Fayette County News

Fayette County


Oh Joy!!

Lynn Horton is a freelance writer and editor who in another lifetime taught English and Creative Writing at McIntosh High School and later worked in the Starr’s Mill High School Media Center.
Lynn Horton is a freelance writer and editor who in another lifetime taught English and Creative Writing at McIntosh High School and later worked in the Starr’s Mill High School Media Center.

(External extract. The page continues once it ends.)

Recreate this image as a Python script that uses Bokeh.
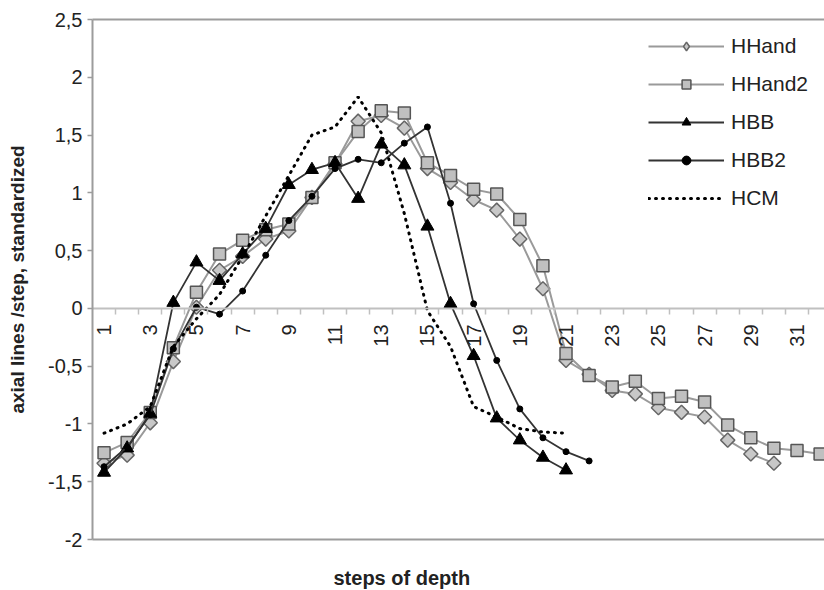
import math
from bokeh.plotting import figure
from bokeh.models import LinearAxis, FixedTicker, Range1d, Legend, LegendItem, Title
from bokeh.embed import file_html
from bokeh.resources import INLINE

# ---------------- data ----------------
steps_hhand = list(range(1, 31))
hhand = [-1.34, -1.27, -0.99, -0.46, 0.01, 0.33, 0.45, 0.60, 0.67, 0.96,
         1.25, 1.62, 1.67, 1.56, 1.21, 1.09, 0.94, 0.85, 0.60, 0.17,
         -0.45, -0.57, -0.71, -0.74, -0.86, -0.90, -0.94, -1.14, -1.26, -1.34]

steps_hhand2 = list(range(1, 33))
hhand2 = [-1.25, -1.16, -0.90, -0.34, 0.14, 0.47, 0.59, 0.68, 0.73, 0.96,
          1.26, 1.53, 1.71, 1.69, 1.26, 1.15, 1.03, 0.99, 0.77, 0.37,
          -0.39, -0.58, -0.68, -0.63, -0.78, -0.76, -0.81, -1.01, -1.12, -1.21,
          -1.23, -1.26]

steps_hbb = list(range(1, 22))
hbb = [-1.42, -1.21, -0.91, 0.05, 0.40, 0.24, 0.47, 0.69, 1.07, 1.20,
       1.26, 0.95, 1.42, 1.24, 0.71, 0.04, -0.41, -0.95, -1.14, -1.29, -1.40]

steps_hbb2 = list(range(1, 23))
hbb2 = [-1.37, -1.20, -0.92, -0.35, 0.01, -0.05, 0.15, 0.46, 0.76, 0.97,
        1.21, 1.29, 1.26, 1.43, 1.57, 0.91, 0.04, -0.45, -0.87, -1.12,
        -1.24, -1.32]

steps_hcm = list(range(1, 22))
hcm = [-1.08, -1.00, -0.85, -0.33, -0.09, 0.12, 0.45, 0.80, 1.15, 1.50,
       1.57, 1.83, 1.52, 0.82, -0.02, -0.33, -0.85, -0.94, -1.04, -1.07, -1.08]

x_label_steps = list(range(1, 32, 2))
x_tick_labels = [str(k) for k in x_label_steps]
y_ticks = [-2, -1.5, -1, -0.5, 0, 0.5, 1, 1.5, 2, 2.5]
y_tick_labels = ["-2", "-1,5", "-1", "-0,5", "0", "0,5", "1", "1,5", "2", "2,5"]

FONT = "Liberation Sans"
FRAME = "#9c9c9c"

p = figure(width=824, height=590,
           x_range=Range1d(0.5, 32.19), y_range=Range1d(-2, 2.5),
           x_axis_type=None, y_axis_type=None,
           output_backend="svg", toolbar_location=None,
           min_border_left=92, min_border_right=0,
           min_border_top=19, min_border_bottom=50)
p.outline_line_color = None
p.background_fill_color = "white"
p.border_fill_color = "white"

# y axis (left frame line)
yax = LinearAxis(ticker=FixedTicker(ticks=y_ticks),
                 major_label_overrides={float(t): l for t, l in zip(y_ticks, y_tick_labels)})
yax.axis_line_color = FRAME
yax.axis_line_width = 2
yax.major_tick_line_color = FRAME
yax.major_tick_line_width = 1.5
yax.major_tick_out = 5
yax.major_tick_in = 0
yax.minor_tick_line_color = None
yax.major_label_text_font = FONT
yax.major_label_text_font_size = "20px"
yax.major_label_text_color = "#222222"
yax.major_label_standoff = 5
yax.axis_label = "axial lines /step, standardized"
yax.axis_label_text_font = FONT
yax.axis_label_text_font_size = "19px"
yax.axis_label_text_font_style = "bold"
yax.axis_label_text_color = "#222222"
yax.axis_label_standoff = 17
p.add_layout(yax, "left")

# top frame line
top = LinearAxis(ticker=FixedTicker(ticks=[]))
top.axis_line_color = FRAME
top.axis_line_width = 2
top.major_tick_line_color = None
top.minor_tick_line_color = None
top.major_tick_out = 0
top.major_label_standoff = 0
p.add_layout(top, "above")

# bottom frame line (an invisible tick spaces the x title below it)
bot = LinearAxis(ticker=FixedTicker(ticks=[1]))
bot.axis_line_color = FRAME
bot.axis_line_width = 2
bot.major_tick_line_color = None
bot.minor_tick_line_color = None
bot.major_tick_out = 23
bot.major_tick_in = 0
bot.major_label_text_color = None
bot.major_label_text_font_size = "1px"
bot.major_label_standoff = 0
p.add_layout(bot, "below")

# category axis crossing at y = 0: labels on odd steps, tick marks between categories
zl = LinearAxis(ticker=FixedTicker(ticks=x_label_steps,
                                   minor_ticks=[k + 0.5 for k in range(1, 32)]),
                fixed_location=0,
                major_label_overrides={float(k): l for k, l in zip(x_label_steps, x_tick_labels)})
zl.axis_line_color = "#c0c0c0"
zl.axis_line_width = 2
zl.major_tick_line_color = None
zl.minor_tick_line_color = "#c0c0c0"
zl.minor_tick_line_width = 1.5
zl.minor_tick_out = 6
zl.minor_tick_in = 0
zl.major_label_orientation = math.pi / 2
zl.major_label_text_font = FONT
zl.major_label_text_font_size = "20px"
zl.major_label_text_color = "#222222"
zl.major_label_standoff = 10
p.add_layout(zl, "below")

xt = Title(text="steps of depth", align="left", offset=241, standoff=4,
           text_font=FONT, text_font_size="20px", text_font_style="bold",
           text_color="#222222")
p.add_layout(xt, "below")

# ---------------- series ----------------
GRAYL = "#9a9a9a"
DARK = "#333333"

l1 = p.line(steps_hhand, hhand, line_color=GRAYL, line_width=2)
# rhombus used as the legend symbol; it sits hidden under the diamonds below
m1_leg = p.scatter(steps_hhand, hhand, marker="diamond", size=9,
                   fill_color="#c8c8c8", line_color="#666666", line_width=1.5)
m1 = p.scatter(steps_hhand, hhand, marker="square", size=10, angle=math.pi / 4,
               fill_color="#c8c8c8", line_color="#666666", line_width=1.5)
l2 = p.line(steps_hhand2, hhand2, line_color=GRAYL, line_width=2)
m2 = p.scatter(steps_hhand2, hhand2, marker="square", size=12,
               fill_color="#c0c0c0", line_color="#555555", line_width=1.5)
l3 = p.line(steps_hbb, hbb, line_color=DARK, line_width=1.8)
m3 = p.scatter(steps_hbb, hbb, marker="triangle", size=13,
               fill_color="black", line_color="black")
l4 = p.line(steps_hbb2, hbb2, line_color=DARK, line_width=1.8)
m4 = p.scatter(steps_hbb2, hbb2, marker="circle", size=6,
               fill_color="black", line_color="black")
l5 = p.line(steps_hcm, hcm, line_color="black", line_width=3, line_dash="1 6",
            line_cap="round")

legend = Legend(items=[
    LegendItem(label="HHand", renderers=[l1, m1_leg]),
    LegendItem(label="HHand2", renderers=[l2, m2]),
    LegendItem(label="HBB", renderers=[l3, m3]),
    LegendItem(label="HBB2", renderers=[l4, m4]),
    LegendItem(label="HCM", renderers=[l5]),
], location=(556, 326))
legend.glyph_width = 76
legend.glyph_height = 22
legend.label_height = 30
legend.spacing = 8
legend.padding = 0
legend.margin = 0
legend.label_standoff = 7
legend.border_line_color = None
legend.background_fill_alpha = 0
legend.label_text_font = FONT
legend.label_text_font_size = "21px"
legend.label_text_color = "#222222"
p.add_layout(legend)

open("out.html", "w").write(file_html(p, INLINE))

“We do not merely want to see beauty, although, God knows, even that is bounty enough. We want something else which can hardly be put into words–to be united with the beauty we see, to pass into it, to receive it into ourselves, to bathe in it, to become part of it.”
Yes! Yes! That is exactly what I want. Don’t you? To “pass into” beauty, to meld with beauty, to be part of something beautiful till we are so full of it that Joy just explodes out of us!
I believe that most adults, especially adult Christians, know the difference between happiness and joy.  I also believe that most of us spend our lives searching for that happiness we think we were promised. Ah, but being an American does not guarantee anything but the “pursuit of happiness,” yet many spend whole lives waiting expectantly for that ole blue bird of happiness to show up. Sigh….
Thankfully, though, Joy may be found with little difficulty. Joy just pops up daily like a new yellow tulip, or like a fuzzy little hatchling in its broken blue shell, or like the smell of newly baked bread, chocolate chip cookies. You get the picture. JOY is so available. Why don’t more of us just grab handfuls of it, just wallow in joy every day?
Do you know Lucy, the little girl whose curiosity propelled her into and through a magic cupboard, and who, with quite a shock, and immense joy, found herself in the beautiful white world of Narnia? Do you remember the wicked Ice Queen, or the faun creature who befriended Lucy; you certainly could not forget the magnificent Lion, Aslan, who saved the girl and her family at the cost of his own life?
Perhaps as a child you first experienced the magic, mystery, and wonder that is the work of C.S. Lewis through his brilliant children’s tales set in the land of Narnia. Sadly, it was not until I was an adult and when my own children were grown and no longer wanted a bedtime story that I discovered the sheer pleasure that is inside the cupboard which is central to his book “The Lion, the Witch and the Wardrobe.” I think it may have been my grandchildren who introduced me to a side of the English scholar, philosopher, and Oxford Don that I was unaware of.
Happily, some years ago, I had been given a copy of his collected radio essays “Mere Christianity,” originally broadcasts which aired during World War II. These wonderful “talks” were designed to help lift the spirits of his fellow British patriots who were suffering the nightly bombing raids on London and the coast of England. They continue to inspire generations of adults with messages of Christian hope and faith, and are as important in today’s world as they were 75 years ago. We who live on edge in today’s scary world can certainly benefit from a healthy dose of Lewis’ explanation of Faith and Love in that small but powerful book.
On Sunday, two of our dearest friends, Ruth and Raymond Gray, treated us to an absolutely splendid performance of “The Most Reluctant Convert” at the Ferst Theatre on the Georgia Tech campus. Max McLean, playwright and actor, brought C.S. Lewis to life, in a most sober, erudite, “high-toned,” yet warm and funny one-man show. The play beautifully captures Lewis’ struggle and dramatic conversion to Christianity from his position as a materialist, a determinist, an atheist. Not your cup of tea? Well, Bill might have said the same, until just moments into the actor’s opening soliloquy, even as we, and the entire audience, leaned forward in our seats–straining hard to understand the soft accent of the scholarly British professor–Bill was enthralled! I was mesmerized!
“At present we are on the outside of the world, the wrong side of the door. We discern the freshness and purity of morning, but they do not make us fresh and pure. We cannot mingle with the splendours we see. But all the leaves of the New Testament are rustling with the rumour that it will not always be so. Someday, God willing, we shall get in.”
Is that not just the most exciting idea you’ve come across in, well, just ages? I mean I can hardly wait to “mingle with the splendours;” those splendours that are Nature’s jewels: the clouds, the sunsets, the rushing mountain streams. Mingling with the rainbow trout, or blending in with the soft, tawny bodies of newborn fawns. Being in the presence of all that is Good and Beautiful and True. Oh, what Joy!
I believe C.S. Lewis has written the single most beautiful phrase in the English language, in any language. “Oh, to hear the leaves of the New Testament rustle with the rumour,” He will return.